──────── Source material ────────
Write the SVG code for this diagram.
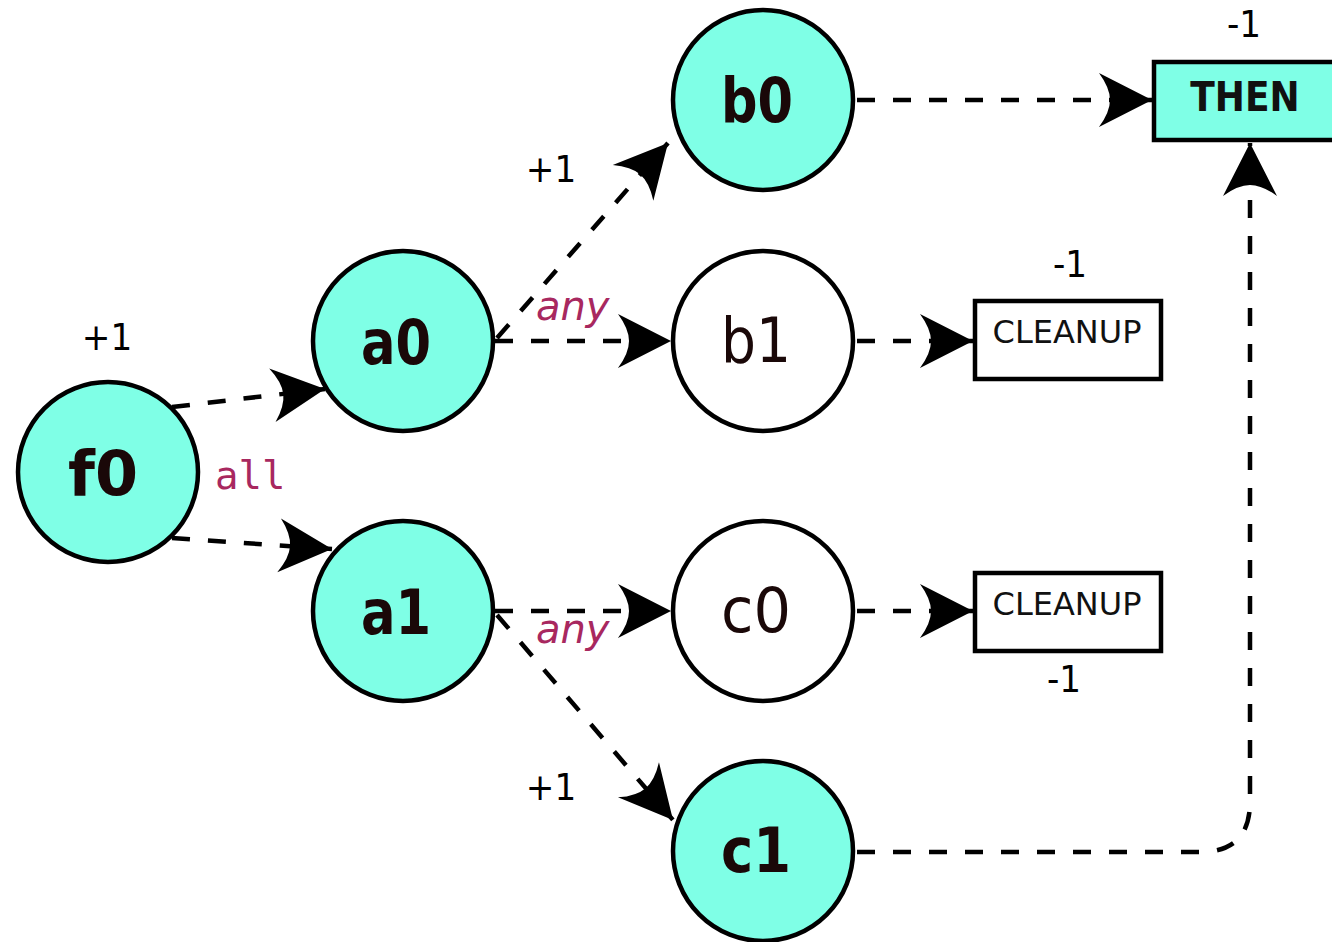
────────
──────── Source material ────────
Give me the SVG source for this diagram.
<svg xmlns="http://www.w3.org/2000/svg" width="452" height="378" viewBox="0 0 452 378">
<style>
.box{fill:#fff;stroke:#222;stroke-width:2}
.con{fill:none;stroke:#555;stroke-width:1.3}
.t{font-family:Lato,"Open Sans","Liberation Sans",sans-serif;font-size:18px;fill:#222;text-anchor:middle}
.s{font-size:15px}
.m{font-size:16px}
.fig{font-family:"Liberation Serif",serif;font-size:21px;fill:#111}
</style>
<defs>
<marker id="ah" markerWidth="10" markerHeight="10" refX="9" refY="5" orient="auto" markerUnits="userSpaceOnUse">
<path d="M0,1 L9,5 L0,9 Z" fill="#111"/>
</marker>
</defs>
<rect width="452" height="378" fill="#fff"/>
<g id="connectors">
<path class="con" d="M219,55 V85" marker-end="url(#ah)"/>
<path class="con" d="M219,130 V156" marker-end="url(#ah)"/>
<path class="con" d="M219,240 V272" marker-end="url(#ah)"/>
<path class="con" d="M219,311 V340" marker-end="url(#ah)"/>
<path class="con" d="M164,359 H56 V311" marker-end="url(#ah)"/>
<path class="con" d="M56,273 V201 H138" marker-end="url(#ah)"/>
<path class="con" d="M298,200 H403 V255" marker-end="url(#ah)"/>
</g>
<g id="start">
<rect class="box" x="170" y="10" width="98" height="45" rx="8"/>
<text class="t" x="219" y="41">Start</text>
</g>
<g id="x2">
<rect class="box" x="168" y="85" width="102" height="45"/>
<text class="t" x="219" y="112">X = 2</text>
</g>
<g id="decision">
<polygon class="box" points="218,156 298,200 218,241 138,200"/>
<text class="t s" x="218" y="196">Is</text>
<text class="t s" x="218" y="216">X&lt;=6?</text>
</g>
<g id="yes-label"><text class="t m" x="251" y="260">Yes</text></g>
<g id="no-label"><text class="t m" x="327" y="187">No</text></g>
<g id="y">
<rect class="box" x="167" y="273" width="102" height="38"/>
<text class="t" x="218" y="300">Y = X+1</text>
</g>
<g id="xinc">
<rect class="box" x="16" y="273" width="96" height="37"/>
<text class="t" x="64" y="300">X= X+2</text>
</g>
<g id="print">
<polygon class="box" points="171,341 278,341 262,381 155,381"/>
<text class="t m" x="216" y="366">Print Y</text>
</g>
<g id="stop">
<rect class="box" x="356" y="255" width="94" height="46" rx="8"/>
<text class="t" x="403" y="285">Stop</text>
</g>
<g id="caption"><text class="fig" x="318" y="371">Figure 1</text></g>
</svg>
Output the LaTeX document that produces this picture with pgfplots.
────────
◆ Exercise brief
From the listing, copy each line containing the word "this".

◆ Reply
Write the SVG code for this diagram.
Give me the SVG source for this diagram.
Output the LaTeX document that produces this picture with pgfplots.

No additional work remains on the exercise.